Le Konschthaus beim Engel fait partie de cet îlot sacré (comme diraient les bruxellois) de la vieille ville de Luxembourg. Rénové dans le style moyen-âgeux à la fin des années 1970, les rues ont connu ces derniers mois une restauration de l’espace urbain. La Ville a revivifié le quartier à coups de dallage couleur crème. L’effet est que des hordes de touristes et les camionnettes de livraison ont déjà sali en un temps record cet espace immaculé. Nonobstant, on y trouve le Musée national et la galerie Nosbaum & Reding désormais agrandie. Enfin, le Ministère de la Culture, gérant des murs, tente le coup de renouveau du Konschthaus beim Engel, profitant de la dynamique nouvelle.
Le Konschthaus beim Engel a toujours été un endroit foutraque, aux pièces labyrinthiques, où seul Kevin Muhlen, nous semble avoir réussi à faire une exposition cohérente il y a de cela deux ans, avec des installations vidéo, et à lui insuffler un esprit contemporain. C’est en effet tout sauf un lieu d’accrochage genre white cube ! Le ministère de la Culture inaugure néanmoins Intro_ une année d’expositions avec cinq artistes dont le travail, majoritairement graphique, nécessite… un accrochage aux murs.
Cela fonctionne donc plus ou moins bien, il faut faire attention où on met les pieds, ne pas rater une marche, et puis, s’aventurer (en passant le long de niches occupées par du matériel de bar) dans la tripaille des étages inférieurs du bâtiment, ses caves voutées et son odeur, nécessairement, de pierres humides…
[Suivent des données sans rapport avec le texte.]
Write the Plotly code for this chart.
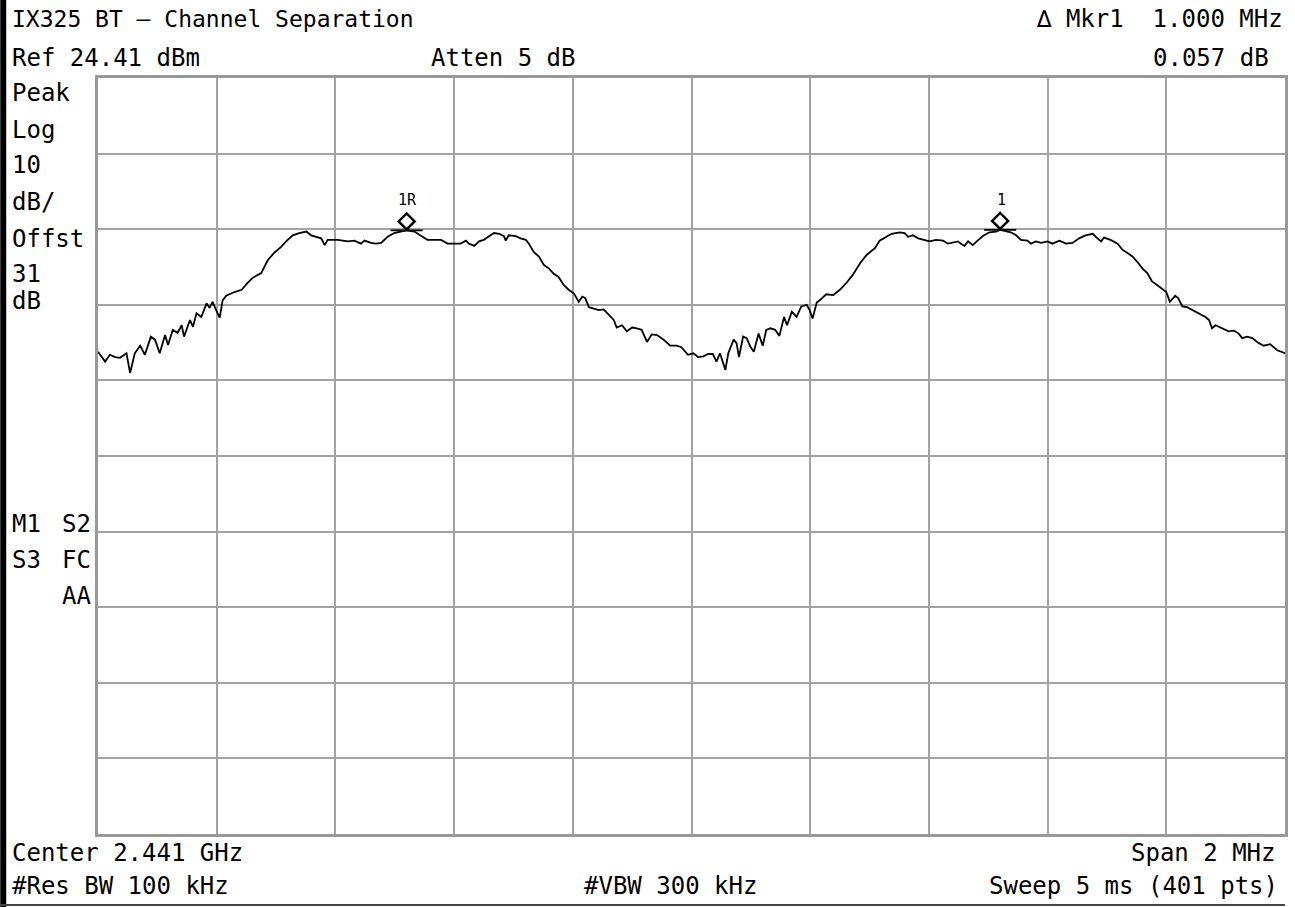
import plotly.graph_objects as go

# ---------------- data ----------------
# frequency offset from centre 2.441 GHz, in MHz
freq_offset_mhz = [
    -1.000, -0.988, -0.980, -0.971, -0.963, -0.952, -0.946, -0.938, -0.929, -0.921,
    -0.911, -0.904, -0.896, -0.887, -0.882, -0.874, -0.866, -0.859, -0.855, -0.845,
    -0.840, -0.834, -0.826, -0.817, -0.812, -0.807, -0.801, -0.795, -0.790, -0.784,
    -0.770, -0.758, -0.748, -0.739, -0.725, -0.714, -0.703, -0.691, -0.683, -0.672,
    -0.661, -0.649, -0.641, -0.632, -0.624, -0.618, -0.613, -0.596, -0.579, -0.568,
    -0.557, -0.551, -0.540, -0.532, -0.523, -0.512, -0.501, -0.490, -0.480, -0.467,
    -0.455, -0.445, -0.422, -0.411, -0.397, -0.389, -0.380, -0.375, -0.366, -0.358,
    -0.350, -0.341, -0.333, -0.324, -0.316, -0.313, -0.308, -0.296, -0.288, -0.279,
    -0.274, -0.266, -0.257, -0.249, -0.240, -0.232, -0.224, -0.215, -0.207, -0.198,
    -0.190, -0.184, -0.179, -0.173, -0.165, -0.156, -0.148, -0.139, -0.131, -0.126,
    -0.117, -0.109, -0.100, -0.092, -0.084, -0.075, -0.067, -0.058, -0.047, -0.036,
    -0.025, -0.017, -0.006, 0.003, 0.011, 0.020, 0.028, 0.036, 0.042, 0.048,
    0.057, 0.062, 0.071, 0.076, 0.080, 0.087, 0.093, 0.099, 0.105, 0.113,
    0.120, 0.126, 0.133, 0.141, 0.148, 0.156, 0.161, 0.169, 0.177, 0.185,
    0.194, 0.199, 0.204, 0.211, 0.216, 0.227, 0.239, 0.250, 0.261, 0.272,
    0.284, 0.295, 0.309, 0.317, 0.328, 0.337, 0.351, 0.359, 0.365, 0.373,
    0.382, 0.390, 0.401, 0.412, 0.424, 0.432, 0.440, 0.449, 0.454, 0.460,
    0.466, 0.474, 0.482, 0.491, 0.502, 0.513, 0.520, 0.538, 0.547, 0.555,
    0.566, 0.572, 0.580, 0.589, 0.600, 0.608, 0.620, 0.631, 0.642, 0.653,
    0.664, 0.676, 0.684, 0.690, 0.695, 0.706, 0.718, 0.726, 0.734, 0.743,
    0.751, 0.760, 0.768, 0.776, 0.785, 0.793, 0.800, 0.806, 0.815, 0.820,
    0.827, 0.835, 0.844, 0.855, 0.866, 0.872, 0.877, 0.883, 0.891, 0.897,
    0.905, 0.914, 0.922, 0.928, 0.936, 0.945, 0.953, 0.964, 0.975, 0.987,
    1.000,
]
level_dbm = [
    -11.8, -13.1, -12.2, -12.5, -12.6, -12.0, -14.6, -12.0, -11.0, -12.2,
    -9.8, -10.2, -12.0, -9.6, -10.9, -8.9, -9.3, -8.3, -9.8, -7.6,
    -8.5, -6.7, -7.2, -5.4, -6.0, -5.2, -6.3, -7.3, -5.0, -4.4,
    -3.9, -3.6, -2.7, -2.0, -1.4, 0.3, 1.3, 2.1, 2.8, 3.6,
    3.9, 4.1, 3.6, 3.4, 3.2, 2.3, 3.0, 3.0, 2.8, 2.9,
    2.5, 2.9, 2.6, 2.5, 2.6, 3.4, 3.9, 4.1, 4.25, 4.1,
    3.5, 3.0, 3.0, 2.5, 2.5, 2.5, 2.9, 2.5, 2.2, 2.8,
    3.0, 3.5, 3.9, 3.8, 3.5, 2.9, 3.6, 3.5, 3.2, 3.0,
    2.5, 1.4, 0.8, -0.3, -0.8, -1.5, -1.9, -3.0, -3.6, -4.1,
    -5.2, -4.5, -4.7, -5.9, -6.1, -6.3, -6.2, -6.9, -7.6, -8.6,
    -8.3, -9.1, -8.6, -8.7, -8.9, -10.5, -9.5, -9.6, -10.2, -11.0,
    -11.0, -11.2, -12.2, -12.0, -12.5, -12.4, -12.1, -12.1, -13.1, -12.0,
    -14.2, -12.0, -10.2, -10.7, -12.5, -9.8, -10.0, -11.1, -11.8, -9.4,
    -11.0, -8.9, -8.7, -8.9, -9.7, -7.2, -8.3, -6.5, -7.2, -5.8,
    -5.6, -6.3, -7.4, -5.3, -5.0, -4.2, -4.3, -3.6, -2.7, -1.6,
    -0.1, 1.0, 1.9, 2.9, 3.4, 3.8, 4.0, 3.9, 3.4, 3.6,
    3.2, 3.0, 2.8, 3.0, 2.9, 2.5, 2.6, 2.8, 2.5, 2.2,
    2.8, 2.3, 2.9, 3.5, 4.0, 4.1, 4.31, 4.0, 3.6, 3.0,
    2.9, 2.5, 2.8, 2.6, 2.8, 2.5, 2.9, 2.5, 2.6, 3.2,
    3.6, 3.8, 3.2, 2.8, 3.3, 3.0, 2.5, 1.7, 1.3, 0.8,
    0.1, -0.8, -1.4, -2.5, -3.0, -3.5, -3.9, -5.2, -4.4, -4.7,
    -5.8, -5.9, -6.3, -6.7, -7.2, -7.6, -8.7, -8.3, -8.6, -8.8,
    -9.1, -9.0, -9.4, -10.0, -9.8, -10.0, -10.5, -11.0, -10.8, -11.6,
    -12.0,
]

# markers (1R = reference, 1 = delta marker)
marker_labels = ["1R", "1"]
marker_freq_mhz = [-0.480, 0.520]
marker_level_dbm = [4.25, 4.31]

ref_level_dbm = 24.41
db_per_div = 10
n_div = 10
span_mhz = 2.0

# ---------------- layout helpers (pixel -> paper) ----------------
W, H = 1295, 907
L, R, T, B = 98, 7, 78, 73
PW, PH = W - L - R, H - T - B


def px(x):
    return (x - L) / PW


def py(y):
    return (H - B - y) / PH


FONT = "DejaVu Sans Mono"
fig = go.Figure()

fig.add_trace(go.Scatter(
    x=freq_offset_mhz, y=level_dbm, mode="lines",
    line=dict(color="black", width=1.8), hoverinfo="skip", showlegend=False,
))

shapes = []
annotations = []

for lab, fx, lv in zip(marker_labels, marker_freq_mhz, marker_level_dbm):
    shapes.append(dict(
        type="path", xref="x", yref="y", xsizemode="pixel", ysizemode="pixel",
        xanchor=fx, yanchor=lv,
        path="M 0 1 L 8 9 L 0 17 L -8 9 Z",
        line=dict(color="black", width=2.5), fillcolor="rgba(0,0,0,0)",
    ))
    shapes.append(dict(
        type="path", xref="x", yref="y", xsizemode="pixel", ysizemode="pixel",
        xanchor=fx, yanchor=lv, path="M -16 0 L 16 0",
        line=dict(color="black", width=1.8),
    ))
    annotations.append(dict(
        x=fx, y=lv, xref="x", yref="y", text=lab, showarrow=False,
        yshift=30, xshift=1, font=dict(family=FONT, size=15, color="black"),
    ))


def txt(x, y, s, anchor="left", size=24):
    annotations.append(dict(
        x=px(x), y=py(y), xref="paper", yref="paper", text=s, showarrow=False,
        xanchor=anchor, yanchor="middle",
        font=dict(family=FONT, size=size, color="black"),
    ))


# header
txt(10, 19, "IX325 BT – Channel Separation", size=23)
txt(10, 58, "Ref 24.41 dBm")
txt(430, 58, "Atten 5 dB")
txt(1288, 19, "∆ Mkr1  1.000 MHz", anchor="right")
txt(1274, 58, "0.057 dB", anchor="right")
# left side labels
for s, yy in [("Peak", 93), ("Log", 130), ("10", 165), ("dB/", 202),
              ("Offst", 239), ("31", 274), ("dB", 301)]:
    txt(10, yy, s)
txt(10, 524, "M1")
txt(93, 524, "S2", anchor="right")
txt(10, 560, "S3")
txt(93, 560, "FC", anchor="right")
txt(93, 596, "AA", anchor="right")
# footer
txt(10, 853, "Center 2.441 GHz")
txt(1281, 853, "Span 2 MHz", anchor="right")
txt(10, 886, "#Res BW 100 kHz")
txt(583, 886, "#VBW 300 kHz")
txt(1283, 886, "Sweep 5 ms (401 pts)", anchor="right")

# black bar at left edge and line at bottom
shapes.append(dict(type="rect", xref="paper", yref="paper",
                   x0=px(0), x1=px(6), y0=py(H), y1=py(0),
                   fillcolor="black", line=dict(width=0), layer="above"))
shapes.append(dict(type="line", xref="paper", yref="paper",
                   x0=px(0), x1=px(1288), y0=py(905), y1=py(905),
                   line=dict(color="#444444", width=2)))

grid_col = "#a3a3a3"
fig.update_layout(
    width=W, height=H, autosize=False,
    margin=dict(l=L, r=R, t=T, b=B, pad=0),
    paper_bgcolor="white", plot_bgcolor="white",
    showlegend=False,
    xaxis=dict(
        range=[-span_mhz / 2, span_mhz / 2], tick0=-1, dtick=span_mhz / n_div,
        showgrid=True, gridcolor=grid_col, gridwidth=2, zeroline=False,
        showticklabels=False, ticks="", showline=True, mirror=True,
        linecolor="#999999", linewidth=3, fixedrange=True,
    ),
    yaxis=dict(
        range=[ref_level_dbm - n_div * db_per_div, ref_level_dbm],
        tick0=ref_level_dbm, dtick=db_per_div,
        showgrid=True, gridcolor=grid_col, gridwidth=2, zeroline=False,
        showticklabels=False, ticks="", showline=True, mirror=True,
        linecolor="#999999", linewidth=3, fixedrange=True,
    ),
    shapes=shapes, annotations=annotations,
)

fig.write_html("out.html", config={"displayModeBar": False},
               post_script="document.body.style.margin='0';")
En introduction on verra donc encore jusqu’au 25 juin, un travail qui fait référence à deux héros du roman national : Mélusine et Sigefroid, traités ici, au travail à l’aiguille par Sophie Dewalque. La jeune femme (née en 1983, dans une famille de couturières) a de l’humour et l’esprit salace. Les amours de la nymphe et du chevalier hébergées sur les bords de l’Alzette en contre-bas, prennent sous ses doigts de brodeuse un aspect torride.
Beaucoup plus réservée, on passe ensuite aux animaux de Keong-A Song qui, comme dans les fables de La Fontaine, renvoie habilement à des situations et parallèles humains. Cela grince aussi, mais dans un délicat travail aquarellé. S’ensuit le monde freudien de Matthis Toussaint à l’encre de Chine et à la plume. Malheureusement ensuite, l’exposition commence à refléter l’impossible lecture de l’espace du Konschthaus beim Engel. Du côté primesautier et impertinent du rez-de-chaussée, on passe aux caricatures de Pit Wagner sur l’affaire Bommeleeër, puis sans transition aux petites personnes de Sandra Biewers représentées en mièvres théières, sachant que les petites pastilles rouges attestent du fait que cela plaît au public. L’exposition se termine par les dessins un peu trash de Marion Dengler (laquelle retirera certainement les bienfaits d’un séjour prochain berlinois) et l’art gothico-1900 de Julie Wagener, jeune illustratrice qui, avec rigueur et cohérence – elle n’a que 27 ans – devrait faire ses preuves. Mais attention au mélange des genres…
Les artistes ont été choisis sous la houlette du ministère de la Culture, par un comité constitué de spécialistes de toutes les disciplines qui seront exposées, issus des institutions culturelles nationales, qui seront présents au cours de l’année à venir. La prochaine exposition sera consacrée à la céramique et à l’art du verre. On peut encore répondre à l’appel à projets pour les cinq dernières sessions.